At the time, the Italian clown and gymnast Jacomino was first appearing in the Modern Circus. Soon he became a frequent visitor at Kuprin's Green House in Gatchina. He tried to talk the writer into going to Italy and promised to be his guide there. Kuprin finally did set out for Italy, but when he arrived his friend was gone. Jacomino had just left for an unexpected engagement in Paris. All was not lost, for the result of this trip were Kuprin's wonderful travel notes, The Azure Coast.

It is unlikely that any other writer in the world devoted so much attention to the circus.

Kuprin's first short story, "Allez," of the proud love of a young circus acrobat, appeared in the 90s and drew an excited response from Lev Tolstoi.

While staying with Chekhov in Yalta in 1901, Kuprin wrote "At the Circus" which was enthusiastically acclaimed both by Tolstoi and Chekhov. Following is an excerpt from a letter Kuprin wrote to his friend L. Yelpatyevskaya.

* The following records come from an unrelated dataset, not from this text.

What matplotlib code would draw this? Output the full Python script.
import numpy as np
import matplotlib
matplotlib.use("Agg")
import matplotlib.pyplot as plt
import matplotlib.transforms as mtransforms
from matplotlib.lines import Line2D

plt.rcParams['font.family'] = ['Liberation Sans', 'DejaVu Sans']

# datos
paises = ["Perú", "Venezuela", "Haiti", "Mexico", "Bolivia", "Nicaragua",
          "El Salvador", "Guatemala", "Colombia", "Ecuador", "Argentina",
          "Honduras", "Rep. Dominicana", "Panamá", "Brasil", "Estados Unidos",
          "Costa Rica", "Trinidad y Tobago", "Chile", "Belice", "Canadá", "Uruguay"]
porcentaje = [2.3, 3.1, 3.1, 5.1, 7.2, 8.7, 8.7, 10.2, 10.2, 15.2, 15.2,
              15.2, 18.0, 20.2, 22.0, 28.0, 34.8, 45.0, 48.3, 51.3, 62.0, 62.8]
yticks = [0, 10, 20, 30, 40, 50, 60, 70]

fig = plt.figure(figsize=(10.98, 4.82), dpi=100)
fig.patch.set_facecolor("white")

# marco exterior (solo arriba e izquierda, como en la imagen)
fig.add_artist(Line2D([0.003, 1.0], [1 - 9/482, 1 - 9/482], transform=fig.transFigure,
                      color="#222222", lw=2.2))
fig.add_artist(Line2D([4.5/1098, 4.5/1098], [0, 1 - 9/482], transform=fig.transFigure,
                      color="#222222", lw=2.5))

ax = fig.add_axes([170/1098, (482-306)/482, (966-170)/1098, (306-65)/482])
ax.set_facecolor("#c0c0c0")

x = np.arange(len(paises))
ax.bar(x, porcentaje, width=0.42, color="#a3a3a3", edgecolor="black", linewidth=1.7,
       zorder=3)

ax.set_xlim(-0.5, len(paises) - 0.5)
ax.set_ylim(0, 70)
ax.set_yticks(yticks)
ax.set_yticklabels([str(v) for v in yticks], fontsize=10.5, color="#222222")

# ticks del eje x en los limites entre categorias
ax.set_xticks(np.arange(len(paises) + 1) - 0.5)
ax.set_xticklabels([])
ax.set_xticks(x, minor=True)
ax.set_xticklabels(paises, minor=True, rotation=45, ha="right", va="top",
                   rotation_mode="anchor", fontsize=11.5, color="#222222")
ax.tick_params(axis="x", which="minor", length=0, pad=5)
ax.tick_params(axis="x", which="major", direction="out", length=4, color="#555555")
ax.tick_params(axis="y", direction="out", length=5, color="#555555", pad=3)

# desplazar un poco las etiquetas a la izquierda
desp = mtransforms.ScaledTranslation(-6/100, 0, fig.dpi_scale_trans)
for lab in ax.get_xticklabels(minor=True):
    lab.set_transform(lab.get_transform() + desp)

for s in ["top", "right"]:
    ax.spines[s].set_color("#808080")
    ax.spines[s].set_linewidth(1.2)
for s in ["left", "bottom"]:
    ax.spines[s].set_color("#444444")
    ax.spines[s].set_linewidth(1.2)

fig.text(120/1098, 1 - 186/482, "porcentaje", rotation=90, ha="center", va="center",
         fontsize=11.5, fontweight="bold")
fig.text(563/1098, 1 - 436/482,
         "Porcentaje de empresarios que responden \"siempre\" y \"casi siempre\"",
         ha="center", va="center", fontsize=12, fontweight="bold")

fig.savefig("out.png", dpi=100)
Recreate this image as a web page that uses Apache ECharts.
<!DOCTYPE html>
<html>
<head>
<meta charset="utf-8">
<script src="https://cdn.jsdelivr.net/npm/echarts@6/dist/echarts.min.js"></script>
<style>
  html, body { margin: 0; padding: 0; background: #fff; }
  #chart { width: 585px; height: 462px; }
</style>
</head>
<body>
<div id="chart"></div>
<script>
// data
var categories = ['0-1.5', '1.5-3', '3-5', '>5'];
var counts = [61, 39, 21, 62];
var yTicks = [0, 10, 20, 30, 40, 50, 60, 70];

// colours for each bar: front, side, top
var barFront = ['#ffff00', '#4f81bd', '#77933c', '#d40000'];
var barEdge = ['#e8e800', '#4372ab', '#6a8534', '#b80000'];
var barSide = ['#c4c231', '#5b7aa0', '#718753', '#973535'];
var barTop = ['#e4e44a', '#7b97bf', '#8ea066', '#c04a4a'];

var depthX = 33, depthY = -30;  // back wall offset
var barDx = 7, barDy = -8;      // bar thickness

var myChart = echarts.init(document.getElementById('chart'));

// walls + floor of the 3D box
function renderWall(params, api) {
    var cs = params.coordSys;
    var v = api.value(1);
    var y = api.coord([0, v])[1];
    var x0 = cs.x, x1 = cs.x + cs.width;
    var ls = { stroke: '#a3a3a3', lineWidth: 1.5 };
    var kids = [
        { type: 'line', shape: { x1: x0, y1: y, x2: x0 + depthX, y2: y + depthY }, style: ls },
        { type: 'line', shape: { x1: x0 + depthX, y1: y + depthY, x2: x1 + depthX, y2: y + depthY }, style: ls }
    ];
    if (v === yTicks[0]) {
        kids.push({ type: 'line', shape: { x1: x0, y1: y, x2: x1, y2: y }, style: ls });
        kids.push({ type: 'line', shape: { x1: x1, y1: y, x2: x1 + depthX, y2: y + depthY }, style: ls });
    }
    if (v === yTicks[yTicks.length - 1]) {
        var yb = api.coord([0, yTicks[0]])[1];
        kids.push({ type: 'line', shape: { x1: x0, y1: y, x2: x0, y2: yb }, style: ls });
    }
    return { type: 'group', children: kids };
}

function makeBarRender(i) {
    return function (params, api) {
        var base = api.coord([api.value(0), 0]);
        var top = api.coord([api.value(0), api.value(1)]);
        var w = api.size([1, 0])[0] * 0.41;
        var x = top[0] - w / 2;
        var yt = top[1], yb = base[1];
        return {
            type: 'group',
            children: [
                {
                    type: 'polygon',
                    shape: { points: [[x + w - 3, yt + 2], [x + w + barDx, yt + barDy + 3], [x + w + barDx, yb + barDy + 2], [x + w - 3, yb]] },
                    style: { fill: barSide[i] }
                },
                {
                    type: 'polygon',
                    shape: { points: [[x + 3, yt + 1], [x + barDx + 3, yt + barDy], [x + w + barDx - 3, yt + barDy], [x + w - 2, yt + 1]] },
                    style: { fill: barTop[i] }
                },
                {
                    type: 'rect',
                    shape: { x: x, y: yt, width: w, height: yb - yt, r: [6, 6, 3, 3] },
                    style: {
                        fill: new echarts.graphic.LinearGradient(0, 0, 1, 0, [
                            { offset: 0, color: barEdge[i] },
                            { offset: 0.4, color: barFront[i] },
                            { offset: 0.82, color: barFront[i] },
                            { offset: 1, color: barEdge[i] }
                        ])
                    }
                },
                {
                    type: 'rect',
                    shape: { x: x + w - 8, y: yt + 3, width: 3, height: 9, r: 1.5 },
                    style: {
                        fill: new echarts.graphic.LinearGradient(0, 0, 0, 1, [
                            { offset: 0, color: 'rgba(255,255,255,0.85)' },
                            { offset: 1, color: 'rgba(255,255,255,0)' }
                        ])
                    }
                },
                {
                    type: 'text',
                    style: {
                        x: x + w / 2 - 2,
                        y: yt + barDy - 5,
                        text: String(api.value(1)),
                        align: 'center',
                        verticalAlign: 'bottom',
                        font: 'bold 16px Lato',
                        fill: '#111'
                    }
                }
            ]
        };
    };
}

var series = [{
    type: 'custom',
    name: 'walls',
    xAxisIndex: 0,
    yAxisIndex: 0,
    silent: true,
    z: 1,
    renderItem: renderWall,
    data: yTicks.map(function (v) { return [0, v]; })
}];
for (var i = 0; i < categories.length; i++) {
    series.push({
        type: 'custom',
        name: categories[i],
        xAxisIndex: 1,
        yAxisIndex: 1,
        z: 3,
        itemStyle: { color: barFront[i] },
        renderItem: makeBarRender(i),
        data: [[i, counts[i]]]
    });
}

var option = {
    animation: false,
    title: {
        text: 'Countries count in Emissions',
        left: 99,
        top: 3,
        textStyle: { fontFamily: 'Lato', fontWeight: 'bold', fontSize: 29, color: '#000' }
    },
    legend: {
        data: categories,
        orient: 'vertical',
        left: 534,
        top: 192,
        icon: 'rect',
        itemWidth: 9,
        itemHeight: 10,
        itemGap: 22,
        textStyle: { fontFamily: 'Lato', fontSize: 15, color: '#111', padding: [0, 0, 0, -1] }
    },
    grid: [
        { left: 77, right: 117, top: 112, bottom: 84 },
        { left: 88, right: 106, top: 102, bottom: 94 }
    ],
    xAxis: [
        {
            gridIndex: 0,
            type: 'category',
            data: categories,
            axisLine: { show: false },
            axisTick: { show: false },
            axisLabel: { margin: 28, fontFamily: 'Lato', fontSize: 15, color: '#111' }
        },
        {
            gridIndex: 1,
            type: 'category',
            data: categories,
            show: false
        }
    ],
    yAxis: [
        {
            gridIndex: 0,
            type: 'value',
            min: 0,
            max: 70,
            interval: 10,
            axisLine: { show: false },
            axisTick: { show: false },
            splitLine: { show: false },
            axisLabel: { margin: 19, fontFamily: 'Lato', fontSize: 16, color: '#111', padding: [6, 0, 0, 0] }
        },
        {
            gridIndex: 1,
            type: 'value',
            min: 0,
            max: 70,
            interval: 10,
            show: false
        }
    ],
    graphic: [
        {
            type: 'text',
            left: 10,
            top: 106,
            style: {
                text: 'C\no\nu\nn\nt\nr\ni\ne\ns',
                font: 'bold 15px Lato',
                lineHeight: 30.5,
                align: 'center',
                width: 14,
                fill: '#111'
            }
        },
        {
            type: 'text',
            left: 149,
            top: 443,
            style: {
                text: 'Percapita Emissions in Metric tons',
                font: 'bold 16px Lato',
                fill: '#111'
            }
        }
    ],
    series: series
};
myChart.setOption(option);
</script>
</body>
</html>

"The theme is not too involved, but what breadth of action there is in it: the circus in the daytime, during rehearsals, in the evening, during the performance, the argot, the customs, the costumes, a wrestling match, the tense muscles and beautiful poses, the excitement of the crowd, etc. When I first thought of this yesterday, my hands turned cold from happiness. I did a dance round the room singing: 'I'll write it, I'll write it, I'll write it!' "

In a letter to Chekhov, dated 1903, Kuprin wrote:

"In our enlightened times it is considered shameful to confess a love for the circus, but I am courageous enough to do so." In "The White Poodle" Kuprin writes of a little travelling circus that consisted of an old organ-grinder, a boy acrobat and a trained poodle. This is a story with deep social content, written with moving simplicity. It is one of the favourite stories of children everywhere. "The White Poodle" has gone through innumerable printings and translations.

Three of Kuprin's other famous circus stories are "Olga Sur," "Lighter Than Air" and "Crimson Blood."

Kuprin dreamed of a Russian circus, of a school of Russian circus performers with a repertoire that would be characteristic of the ingenuity and wisdom of the peoples inhabiting Russia.

"Will I ever live to see the day," he said, "when, on a circus poster, instead of foreign, and often invented names, one will find the names Ivanov, Gebitullin, Dadvadze and Sidorenko? I know they will create a repertoire no worse, and certainly much better and more original than the foreigners have, because our muscles are stronger, fate has not by-passed us with courage, and we have patience enough and laughter! Oh, we can laugh better than anyone in the world, because our laughter is of a very special kind."